小澤氏はあらかじめ、陸山会の資金が土地購入により減少することを見越し、04年10月29日に小澤個人が3億4200万円を売主に支払うと同時に、4億円の銀行融資を受け、そのまま陸山会に転貸した。

 

陸山会は即日、その資金を2億円の定期預金2本に組んだ。

 

陸山会は定期預金を05年、06年と2億円ずつ解約して小澤個人に返済した。これは収支報告書で確認できる。小澤氏は07年に4億円を銀行に返済した。

 

この間、陸山会の収支にかかわる資金の動きは、04年10月29日に小澤個人から転貸された銀行融資4億円、05年1月7日に小澤個人へ支払った土地取得代金など3億4264万円、05年、06年に小澤個人に返済した2億円ずつ計4億円である。

 

これらはいずれも各年の収支報告書にもれなく記載されており、虚偽記載はどこにも見当たらない。

 

検察は04年10月29日に陸山会が土地代金3億4264万円を支払ったのに不記載としたが、これは前述したとおり、小澤個人が3億4200万円を支払ったものである。陸山会の報告書に記載されたとしたら、それこそ虚偽記載にあたる。

 

05年1月7日に陸山会が、小澤氏の立て替えた3億4200万円に登記関連費用を加えた3億4264万円を小澤個人に支払った時点で、報告書に記載しており、この処理こそ論理的、合理的である。

 

小沢氏を起訴相当とした東京第五検察審査会の示した「容疑内容」は以下のようなものだった。 

 

「04年分の陸山会収支報告書に、土地代金の支払いや土地を記載せず、05年分の収支報告書に、土地代金分を含む約4億1500万円を事務所費として支出し、土地を05年1月7日に取得したと虚偽記入した」

 

陸山会が土地代金を小澤個人に支払って土地を取得したのは05年1月7日であるから、小澤個人と陸山会の確認書に法的問題がない限り、虚偽記入という検察審査会の判断は事実誤認といわざるをえない。

 

ただここで小澤氏が04年10月5日に売買予約をし、10月29日に「所有権移転請求権仮登記」をした段階、つまりまだ本登記に至らない時点で、土地代金全額を支払っているのはなぜかという疑問を抱く読者もいるだろう。

 

これについて、Dさんは次のように解説する。

 

「おそらく売主が『全額現金をいただけるなら、登記を来年の1月1日以降にして、来年分の固定資産税を当方で負担します』と言ったのではないかと推測します。

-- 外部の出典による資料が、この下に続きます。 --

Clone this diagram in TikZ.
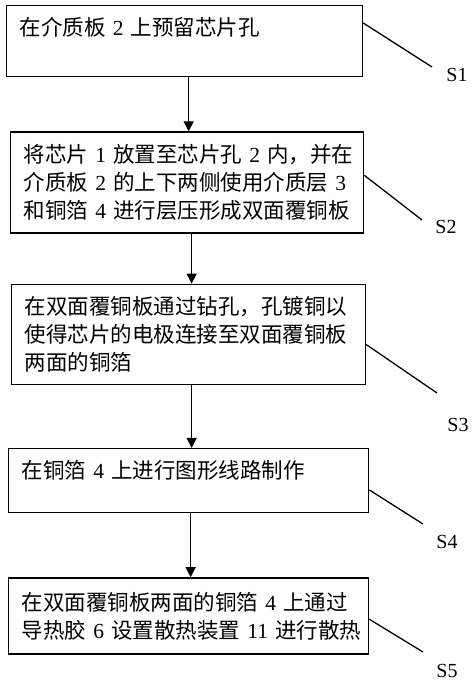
\documentclass[tikz,border=0pt]{standalone}
\usepackage{fontspec}
\setmainfont{Liberation Serif}
\newfontfamily\cjk{Noto Sans CJK SC}
\newcommand\dg[1]{{\rmfamily~#1~}}
\usetikzlibrary{positioning,arrows.meta}

\begin{document}
\begin{tikzpicture}[node distance=54pt]
    \tikzstyle{stepbox} = [rectangle, draw, line width=1.3pt, align=left, inner xsep=13pt, inner ysep=4pt, font={\cjk\fontsize{21.5}{28}\selectfont}]
    \tikzstyle{oneline} = [text height=26pt, text depth=#1]
    \tikzstyle{steplabel} = [inner sep=0pt, font={\fontsize{20}{24}\selectfont}]
    \tikzstyle{arrow} = [line width=1.3pt,-{Triangle[width=10pt,length=10pt]}]
    \tikzstyle{leader} = [line width=1.3pt]

    \useasboundingbox (0pt,0pt) rectangle (474pt,-683pt);

    \node (s1) [stepbox, oneline=37pt, text width=330pt, anchor=north west] at (6pt,-5pt) {在介质板\dg{2}上预留芯片孔};
    \node (s2) [stepbox, text width=327pt, minimum height=101pt, below=54pt of s1, xshift=2.5pt] {将芯片\dg{1}放置至芯片孔\dg{2}内，并在\\介质板\dg{2}的上下两侧使用介质层\dg{3}\\和铜箔\dg{4}进行层压形成双面覆铜板};
    \node (s3) [stepbox, text width=328pt, minimum height=100pt, below=50pt of s2, xshift=1.5pt] {在双面覆铜板通过钻孔，孔镀铜以\\使得芯片的电极连接至双面覆铜板\\两面的铜箔};
    \node (s4) [stepbox, oneline=30pt, text width=334pt, below=63pt of s3] {在铜箔\dg{4}上进行图形线路制作};
    \node (s5) [stepbox, text width=334pt, minimum height=76pt, below=64pt of s4] {在双面覆铜板两面的铜箔\dg{4}上通过\\导热胶\dg{6}设置散热装置\dg{11}进行散热};

    \node (l1) [steplabel] at (457pt,-75pt) {S1};
    \node (l2) [steplabel] at (446pt,-227pt) {S2};
    \node (l3) [steplabel] at (458pt,-425pt) {S3};
    \node (l4) [steplabel] at (447pt,-542pt) {S4};
    \node (l5) [steplabel] at (447pt,-671pt) {S5};

    \draw [arrow] ([xshift=4pt]s1.south) -- ([xshift=4pt]s1.south |- s2.north);
    \draw [arrow] ([xshift=4.5pt]s2.south) -- ([xshift=4.5pt]s2.south |- s3.north);
    \draw [arrow] ([xshift=3pt]s3.south) -- ([xshift=3pt]s3.south |- s4.north);
    \draw [arrow] ([xshift=2pt]s4.south) -- ([xshift=2pt]s4.south |- s5.north);

    \draw [leader] ([yshift=-18pt]s1.north east) -- ([shift={(-25pt,8pt)}]l1.center);
    \draw [leader] ([yshift=-44pt]s2.north east) -- ([shift={(-24pt,7pt)}]l2.center);
    \draw [leader] ([yshift=-61pt]s3.north east) -- ([shift={(-21pt,32pt)}]l3.center);
    \draw [leader] ([yshift=-42pt]s4.north east) -- ([shift={(-24pt,18pt)}]l4.center);
    \draw [leader] ([yshift=-42pt]s5.north east) -- ([shift={(-24pt,19pt)}]l5.center);
\end{tikzpicture}
\end{document}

税法によれば、1月1日の所有者がその年の固定資産税を負担することになっているからです。そしてこのような『操作』は、不動産取引においてはきわめて常識的で日常的なことです」

 

さらに、こういう疑問も湧くだろう。なぜ陸山会なり、小沢氏はこうしたことを説明しないのか。Dさんの推測を参考に紹介しておく。

 

「1月7日の本登記までの実務は、小沢氏側の、たとえば石川氏であるとか、あるいは出入りの司法書士などではなく、すべてプロである東洋アレックス側で行ったものと推測します。石川氏や大久保氏は当時の記憶脳や思考脳が混乱して、検察の手玉に取られたのではないかと思われます。1月7日といえば、言ってみれば御用始めの時期であり、1月1日の所有者が固定資産税を負担するということを念頭において進めた実務の結果としては、大いにありうる日付です」

 

なかなかの推理ではないか。判断は読者にお任せしたい。

 

いずれにしても、ここで強調したいのは、筆者が確認した限りでは、陸山会に収支報告書の記載上の不備が見い出せないということである。

 

そして、不思議なのは、登記簿謄本など関係資料のチェックは取材のイロハであるにもかかわらず、なぜマスメディアは前述したような正確な事実関係を無視して、検察の発表なりリークなりを鵜呑みにした報道を続けたのかということだ。

 

もし、公的な資料に記載された事実経過を知りながら、あえてそれを無視した報道を繰り返してきたとすれば、国家、国民の利益を損ねる大いなる犯罪といわねばならない。